In the case of pneumonia, for example, SSM Health has convened a group of pulmonologists and clinical pharmacists to review the literature and determine the best care plans for patients. Then those care plans are uploaded into the health system’s electronic health record, which means, for example, that the emergency room doctor only needs to select that the patient has community-acquired pneumonia and the patient will receive a certain set of antibiotics.
SSM Health has developed similar treatment pathways for other conditions, such as diabetic ketoacidosis, heart attack, stroke, and other disease types, he says.

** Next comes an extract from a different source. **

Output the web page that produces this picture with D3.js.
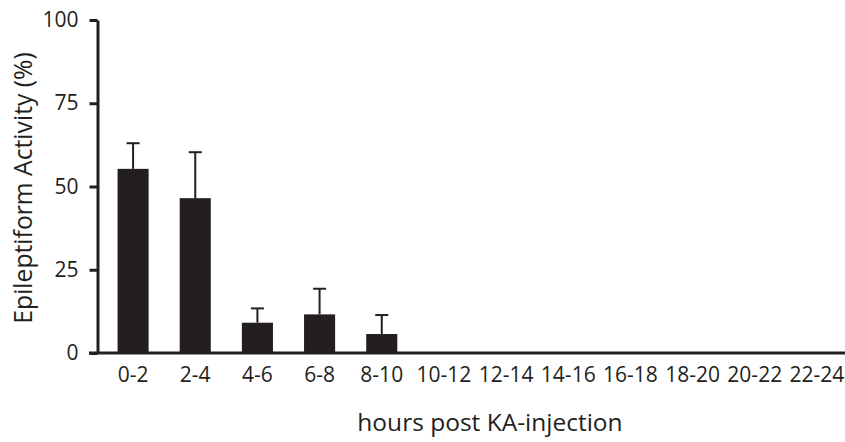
<!DOCTYPE html>
<html>
<head>
<meta charset="utf-8">
<script src="https://cdn.jsdelivr.net/npm/d3@7"></script>
<style>
  html, body { margin: 0; padding: 0; background: #fff; }
  svg { display: block; }
  text { font-family: "Open Sans", sans-serif; fill: #231f20; }
</style>
</head>
<body>
<svg id="chart" width="845" height="442"></svg>
<script>
// Time windows after KA injection (hours)
const categories = ["0-2", "2-4", "4-6", "6-8", "8-10", "10-12", "12-14", "14-16", "16-18", "18-20", "20-22", "22-24"];
// Mean epileptiform activity (%) per window
const meanValues = [55.3, 46.5, 9.1, 11.6, 5.7, 0, 0, 0, 0, 0, 0, 0];
// Upper end of the error bar (mean + SEM)
const errorTops = [63, 60.3, 13.4, 19.3, 11.4, 0, 0, 0, 0, 0, 0, 0];
const yTicks = [0, 25, 50, 75, 100];

const ink = "#231f20";
const svg = d3.select("#chart");

const x = d3.scaleBand()
  .domain(categories)
  .range([102, 848])
  .paddingInner(0.5)
  .paddingOuter(0.25);

const y = d3.scaleLinear().domain([0, 100]).range([353, 20]);

// Bars
svg.append("g").selectAll("rect")
  .data(categories)
  .join("rect")
  .attr("x", d => x(d))
  .attr("width", x.bandwidth())
  .attr("y", (d, i) => y(meanValues[i]))
  .attr("height", (d, i) => y(0) - y(meanValues[i]))
  .attr("fill", ink);

// Error bars (upper whisker only)
const err = svg.append("g")
  .attr("stroke", ink)
  .attr("stroke-width", 2)
  .selectAll("g")
  .data(categories.filter((d, i) => errorTops[i] > meanValues[i]))
  .join("g");

err.append("line")
  .attr("x1", d => x(d) + x.bandwidth() / 2)
  .attr("x2", d => x(d) + x.bandwidth() / 2)
  .attr("y1", d => y(meanValues[categories.indexOf(d)]))
  .attr("y2", d => y(errorTops[categories.indexOf(d)]));

err.append("line")
  .attr("x1", d => x(d) + x.bandwidth() / 2 - 6.5)
  .attr("x2", d => x(d) + x.bandwidth() / 2 + 6.5)
  .attr("y1", d => y(errorTops[categories.indexOf(d)]))
  .attr("y2", d => y(errorTops[categories.indexOf(d)]));

// Y axis
const yAxis = svg.append("g")
  .attr("transform", "translate(97.5,0)")
  .call(d3.axisLeft(y).tickValues(yTicks).tickSize(8).tickPadding(11).tickSizeOuter(0));
yAxis.select(".domain").attr("stroke", ink).attr("stroke-width", 3);
yAxis.selectAll(".tick line").attr("stroke", ink).attr("stroke-width", 3);
yAxis.selectAll(".tick text")
  .attr("font-size", 21)
  .attr("font-family", "Open Sans, sans-serif")
  .attr("fill", ink);

// X axis: baseline and category labels
const xAxis = svg.append("g")
  .attr("transform", `translate(0,${y(0)})`)
  .call(d3.axisBottom(x).tickSize(0).tickPadding(14));
xAxis.select(".domain").remove();
xAxis.append("line")
  .attr("x1", 89).attr("x2", 845)
  .attr("stroke", ink).attr("stroke-width", 3);
xAxis.selectAll(".tick text")
  .attr("font-size", 21)
  .attr("font-family", "Open Sans, sans-serif")
  .attr("fill", ink);

// Axis titles
svg.append("text")
  .attr("x", 490)
  .attr("y", 431)
  .attr("text-anchor", "middle")
  .attr("font-size", 24.5)
  .text("hours post KA-injection");

svg.append("text")
  .attr("transform", "translate(32,188) rotate(-90)")
  .attr("text-anchor", "middle")
  .attr("font-size", 24.7)
  .text("Epileptiform Activity (%)");
</script>
</body>
</html>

Embracing evidence-based care pathways for patients is the right thing to do for patient care, says Roettger, who says SSM Health would undertake this approach to care, regardless of CMS’ payment changes.
4. The program would impact cancer and rheumatology drugs the most.
While focusing on drugs provided in an outpatient setting sounds “innocuous,” it’s unclear to Roettger why CMS is focusing on cancer and rheumatology patients to achieve savings.
He estimates that more than 80% of the dollars spent by his health system on drugs in the outpatient space are for oncology and rheumatology patients. And there’s a good reason for that, he says: The cure rate for breast cancer and pediatric leukemia, just to cite two examples, are the best we’ve seen in our country because of pharmaceutical breakthroughs.
Cancer and rheumatology drugs help cure life-altering conditions, says Roettger. These drugs have introduced real breakthroughs in the past few years that have dramatically changed the lives of patients in terms of extending and saving lives.
Far more women used to die from breast cancer, but that number has gone down largely because of innovations in cancer drug treatments, he says. By way of contrast, Roettger says he would take a much more critical look at ulcer and ear infection medications that had the same treatment rate for a dramatic increase in cost.
SSM Heath’s governmental affairs team is in active communication with members of Congress to “try to make sure [SSM Health’s] voice is heard on this matter,” says Roettger. CMS has received more than 130 comments on its proposed rule, and the agency has a lot of work to do to sort through all of them, says Lawrence Kocot, principal and national leader of KPMG’s Center for Healthcare Regulatory Insight.
“It’s going to be interesting to see what the final rule looks like,” says Kocot, who anticipates a number of changes in the final version. Further, he anticipates that cancer drugs could be one area where CMS decides to scale back its efforts.
5. In the proposed rule, the most expensive drugs would be hit hard by reimbursement cuts.
Drugs that cost more than $480 per day in 2016 would see a reduction in reimbursement, according to a recent study by consulting firm Avalere. This should have a significant impact on oncologists, rheumatologists, and ophthalmologists, who tend to use more expensive drugs for which there generally aren’t lower cost alternatives. Further, Avalere found that seven of the 10 drugs to be hit hardest by lower reimbursement are used to treat cancer.